MOST directors try to avoid 18 certificates, fearing it will cost them audiences and entry to polite society. William Friedkin, director of The Exorcist and The French Connection, both 18 in their day, seems to positively court the bad boys' certificate as a badge of honour.
So it is with his latest, Killer Joe, a crime drama that deserves locking up at times for its hideous violence and all-round devilment. One thing, though: you will not be bored.
Or maybe you will just a little. Adapted from a play, Killer Joe has its share of the kind of static scenes that work on stage but can strike a movie stone dead.
Just as well that Friedkin has an electrifying cast to jolt the movie back to life when circumstances require. Foremost among them is Matthew McConaughey, a very pleasant surprise recently playing Mickey Haller in The Lincoln Lawyer. Here, as the hired gun of the title, McConaughey puts in a game and career-changing performance.
Killer Joe is set in the Texas badlands, a place of small dusty towns and trailer parks filled with those clinging on, just, to the last rung of respectability. Among this socially challenged community are Sharla and Ansel Smith (Gina Gershon and Thomas Haden Church). We are introduced to Sharla in such a way as to leave no doubt that when it comes to shocking comedy, Friedkin intends to hit below the belt every time.

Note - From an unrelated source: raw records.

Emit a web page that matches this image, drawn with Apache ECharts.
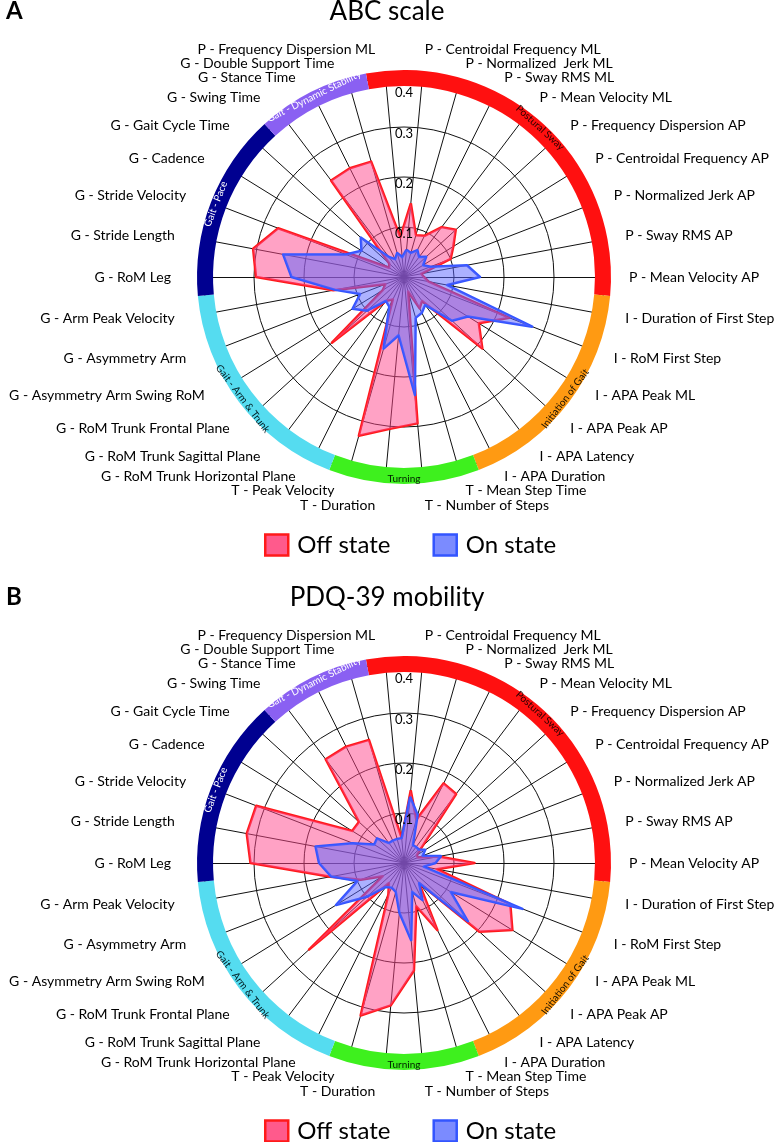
<!DOCTYPE html>
<html><head><meta charset="utf-8">
<script src="https://cdn.jsdelivr.net/npm/echarts@6/dist/echarts.min.js"></script>
<style>html,body{margin:0;padding:0;background:#fff}#c{width:774px;height:1142px}</style>
</head><body><div id="c"></div>
<script>
// Categories in clockwise order, starting just right of 12 o'clock
const categories = [
  'P - Centroidal Frequency ML', 'P - Normalized  Jerk ML', 'P - Sway RMS ML', 'P - Mean Velocity ML',
  'P - Frequency Dispersion AP', 'P - Centroidal Frequency AP', 'P - Normalized Jerk AP', 'P - Sway RMS AP',
  'P - Mean Velocity AP', 'I - Duration of First Step', 'I - RoM First Step', 'I - APA Peak ML',
  'I - APA Peak AP', 'I - APA Latency', 'I - APA Duration', 'T - Mean Step Time', 'T - Number of Steps',
  'T - Duration', 'T - Peak Velocity', 'G - RoM Trunk Horizontal Plane', 'G - RoM Trunk Sagittal Plane',
  'G - RoM Trunk Frontal Plane', 'G - Asymmetry Arm Swing RoM', 'G - Asymmetry Arm', 'G - Arm Peak Velocity',
  'G - RoM Leg', 'G - Stride Length', 'G - Stride Velocity', 'G - Cadence', 'G - Gait Cycle Time',
  'G - Swing Time', 'G - Stance Time', 'G - Double Support Time', 'P - Frequency Dispersion ML'
];
const groups = ['Postural Sway', 'Initiation of Gait', 'Turning', 'Gait - Arm & Trunk', 'Gait - Pace', 'Gait - Dynamic Stability'];
const groupSizes = [10, 6, 4, 6, 5, 3];
const tickValues = [0.1, 0.2, 0.3, 0.4];
const panelTitles = ['ABC scale', 'PDQ-39 mobility'];
const panelLetters = ['A', 'B'];
const seriesNames = ['Off state', 'On state'];

const abcOff = [0.148, 0.087, 0.092, 0.125, 0.14, 0.116, 0.10, 0.035, 0.04, 0.05, 0.226, 0.176, 0.212, 0.06, 0.07, 0.03, 0.294, 0.305, 0.33, 0.05, 0.06, 0.195, 0.05, 0.04, 0.144, 0.296, 0.307, 0.27, 0.035, 0.04, 0.242, 0.243, 0.24, 0.08];
const abcOn = [0.055, 0.05, 0.06, 0.05, 0.06, 0.045, 0.057, 0.128, 0.152, 0.088, 0.275, 0.15, 0.13, 0.07, 0.08, 0.085, 0.237, 0.117, 0.149, 0.066, 0.06, 0.1, 0.121, 0.094, 0.14, 0.225, 0.246, 0.125, 0.1, 0.117, 0.05, 0.04, 0.05, 0.04];
const pdqOff = [0.146, 0.09, 0.178, 0.173, 0.05, 0.03, 0.03, 0.07, 0.141, 0.067, 0.228, 0.255, 0.204, 0.05, 0.15, 0.09, 0.216, 0.286, 0.317, 0.07, 0.05, 0.257, 0.05, 0.093, 0.15, 0.307, 0.32, 0.317, 0.122, 0.122, 0.26, 0.26, 0.256, 0.05];
const pdqOn = [0.133, 0.1, 0.04, 0.04, 0.04, 0.05, 0.04, 0.075, 0.063, 0.04, 0.254, 0.11, 0.173, 0.05, 0.083, 0.06, 0.155, 0.1, 0.06, 0.055, 0.06, 0.1, 0.16, 0.1, 0.148, 0.17, 0.18, 0.11, 0.07, 0.073, 0.05, 0.05, 0.05, 0.05];

const panels = [[abcOff, abcOn], [pdqOff, pdqOn]];

// ---------- styling / layout ----------
const FONT = 'Lato';
const CX = 404, CY = [277, 863], R = 200, MAXV = 0.4;
const groupColors = ['#ff1010', '#ff9a12', '#3ef01e', '#55dcf0', '#000090', '#8a60f2'];
const groupTextColors = ['#2a0000', '#1a1000', '#002000', '#001a20', '#ffffff', '#ffffff'];
const lineColors = ['#ff1a1a', '#3355ff'];
const areaColors = ['rgba(255,70,140,0.5)', 'rgba(90,100,255,0.5)'];
const legendFill = ['#ff5a8c', '#7b8bff'];

const n = categories.length;
const step = 360 / n;
// ECharts radar lays indicators counter-clockwise; reorder to get clockwise
const order = categories.map((_, k) => (n - k) % n);
// vertical nudges of the outer names (pixels, + = down) near top and bottom, to spread them
const nameNudge = { 0: -3.5, 33: -3.5, 1: 2.5, 32: 2.5, 2: 1.5, 31: 1.5, 16: 4, 17: 4, 15: -2.7, 18: -2.7, 14: -1.8, 19: -1.8 };
const nameRich = {};
categories.forEach((c, i) => {
  const d = nameNudge[i] || 0;
  const left = i >= n / 2;
  nameRich['k' + i] = {
    color: '#000', fontFamily: FONT, fontSize: 14,
    padding: [d > 0 ? 2 * d : 0, left ? 8 : 0, d < 0 ? -2 * d : 0, 0]
  };
});
const nameIndex = {};
categories.forEach((c, i) => { nameIndex[c] = i; });

const option = {
  animation: false,
  backgroundColor: '#fff',
  title: [], radar: [], polar: [], angleAxis: [], radiusAxis: [], legend: [], series: []
};

panels.forEach((vals, p) => {
  const cy = CY[p];
  const dy = cy - CY[0];
  option.title.push({
    text: panelTitles[p], left: 'center', top: -6 + dy,
    textStyle: { fontFamily: FONT, fontSize: 26, fontWeight: 'normal', color: '#000' }
  });
  option.title.push({
    text: panelLetters[p], left: 1, top: -6 + dy,
    textStyle: { fontFamily: FONT, fontSize: 24, fontWeight: 'bold', color: '#000' }
  });
  option.radar.push({
    center: [CX, cy], radius: R, startAngle: 90 - step / 2,
    shape: 'circle', splitNumber: 4,
    indicator: order.map(i => ({ name: categories[i], min: 0, max: MAXV })),
    axisNameGap: 25,
    axisName: {
      color: '#000', fontFamily: FONT, fontSize: 14,
      formatter: (name) => '{k' + nameIndex[name] + '|' + name + '}',
      rich: nameRich
    },
    axisLine: { lineStyle: { color: '#111', width: 1 } },
    splitLine: { lineStyle: { color: '#111', width: 1 } },
    splitArea: { show: false },
    axisTick: { show: false }, axisLabel: { show: false }
  });
  option.polar.push({ center: [CX, cy], radius: R });
  option.angleAxis.push({ polarIndex: p, type: 'value', show: false, startAngle: 90, min: 0, max: 360 });
  option.radiusAxis.push({
    polarIndex: p, type: 'value', min: 0, max: MAXV, interval: 0.1, z: 5,
    axisLine: { show: false }, axisTick: { show: false }, splitLine: { show: false },
    axisLabel: {
      margin: 0, align: 'center', verticalAlign: 'top',
      formatter: (v) => {
        const t = tickValues.find(x => Math.abs(x - v) < 1e-9);
        if (t === undefined) return '';
        return t === MAXV ? '{b|' + t.toFixed(1) + '}' : '{a|' + t.toFixed(1) + '}';
      },
      rich: {
        a: { fontFamily: FONT, fontSize: 13, color: '#000', padding: [0, 0, 0, 0] },
        b: { fontFamily: FONT, fontSize: 13, color: '#000', padding: [9, 0, 0, 0] }
      }
    }
  });
  // category ring
  option.series.push({
    type: 'pie', center: [CX, cy], radius: [191, 207], silent: true, z: 4,
    startAngle: 90 + step, clockwise: true, avoidLabelOverlap: false,
    itemStyle: { borderWidth: 0 },
    label: { position: 'inside', rotate: 'tangential', fontFamily: FONT, fontSize: 10 },
    labelLine: { show: false },
    data: groups.map((g, i) => ({
      name: g, value: groupSizes[i],
      itemStyle: { color: groupColors[i] },
      label: { color: groupTextColors[i] }
    }))
  });
  vals.forEach((arr, s) => {
    option.series.push({
      type: 'radar', radarIndex: p, name: seriesNames[s], symbol: 'none', z: 2 + s,
      lineStyle: { color: lineColors[s], width: 2.5 },
      areaStyle: { color: areaColors[s], opacity: 1 },
      itemStyle: { color: lineColors[s] },
      data: [{ name: seriesNames[s], value: order.map(i => arr[i]) }]
    });
  });
  option.legend.push({
    left: 259, top: 528 + dy, itemWidth: 23, itemHeight: 21, itemGap: 42, icon: 'rect',
    textStyle: { fontFamily: FONT, fontSize: 24, color: '#000', padding: [0, 0, 0, 4] },
    data: seriesNames.map((nm, s) => ({
      name: nm, icon: 'rect',
      itemStyle: { color: legendFill[s], borderColor: lineColors[s], borderWidth: 2.5 }
    }))
  });
});

const chart = echarts.init(document.getElementById('c'), null, { renderer: 'canvas' });
chart.setOption(option);
</script></body></html>
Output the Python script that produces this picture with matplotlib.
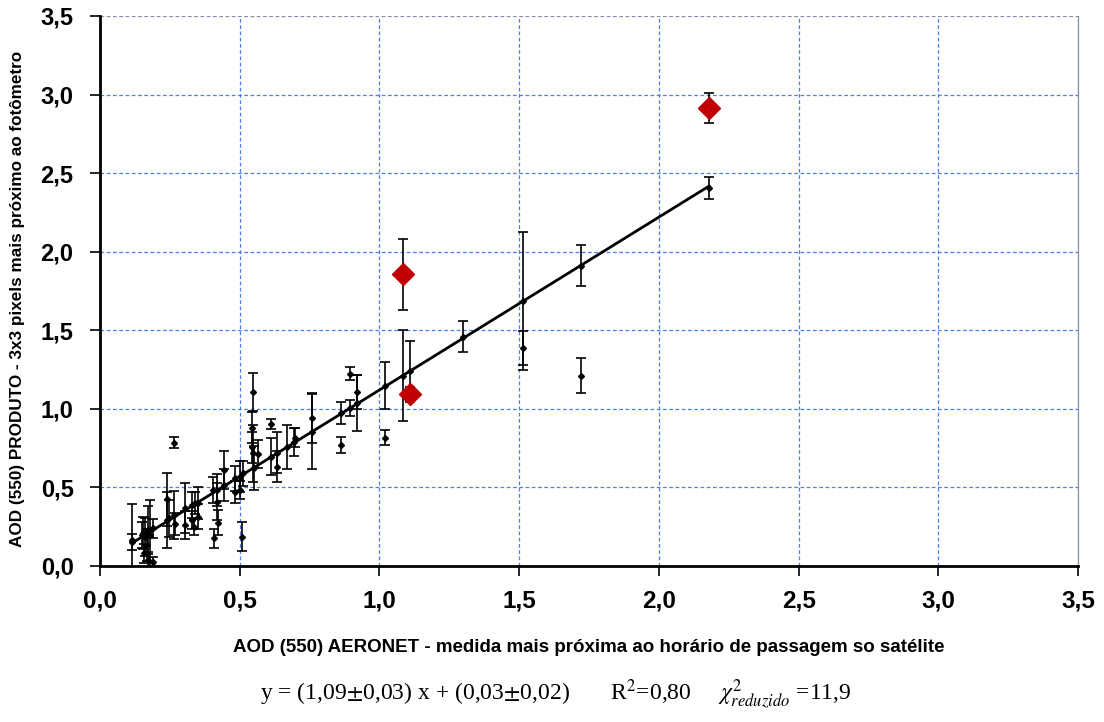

Ansel has two children, Chris the small-time dope dealer (Emile Hirsch) and Dottie, a teenager who walks in her sleep and seems to live in the land of the fairies. Chris owes some very mean people money, and thinks he has hit on a way to get moderately rich fairly quick. Which is where Joe, a police officer when he's not killing people, comes in.
There's a dark art involved in playing bad guys who are good to watch, and McConaughey nails it. Like Max Cady in Cape Fear, or Hannibal Lecter, Joe is a repellent beast, yet it's hard to take your eyes from him. He's so obviously a wrong 'un, but he's a fascinating wrong 'un. Just as he keeps weaker mortals under his command, so he demands attention from the audience.
It helps that McConaughey is none too shabby to look at, but his appearance is only half of it. He controls every scene he is in with the kind of quiet power De Niro used to have before his volume control became stuck at shouty.
While McConaughey is all smoothness and simmering menace, Emile Hirsch's Chris is a mess from top to toe, a lying, cheating, petty hustler. Dad and step-mother aren't much better. This family could keep social services and daytime confession shows in business from now until the end of civilisation.
If they were not such obvious grotesques, what happens in Killer Joe would be harder to accept. And what happens, make no mistake, is brutal and disturbing. If one believed these characters were in any way real, and not exaggerations piled on embellishments, the stomach would duly turn.
Friedkin pumps up the volume of the drama from the start. What begins as a low growl of menace becomes by the end a cymbals-clashing, trumpets-blaring symphony of madness. It's all so bonkers it makes Werner Herzog's Bad Lieutenant look like a bobble-hatted Mike Leigh special. And through most of the darkness the sun shines, this being Dallas.
Any one of this cast could hold a picture on their own. Hayden Church makes a magnificent big dumb klutz, no offence, while Hirsch scoots around the place like a demented terrier. It's the women, here, though, who do most of the heavy lifting – for good and ill. Gershon has lingered too long on TV. The big screen is the best medium to display her particular brand of dramatic gutsiness. Temple, meanwhile, has a presence belying her youth.
The other master at work here, apart from McConaughey, is Friedkin. It is hard to think of any other director who wants to work in that town called Hollywood again who would attempt this material. Or a director with the sheer confidence to put a comedic spin on an appalling series of events and such a grisly bunch of humans. This is a fearless, sometimes very funny, walk on the weird side.
Whatever else you feel about it, Killer Joe is a film to provoke reaction, judging by its screening at the opening gala at Edinburgh last week. It is not interested in compromise. Having started on a crazy road, Friedkin keeps on trucking, to the point where even the battle-hardened viewer might look away. Look away by all means, but not before seeing a gifted and original film-maker at work.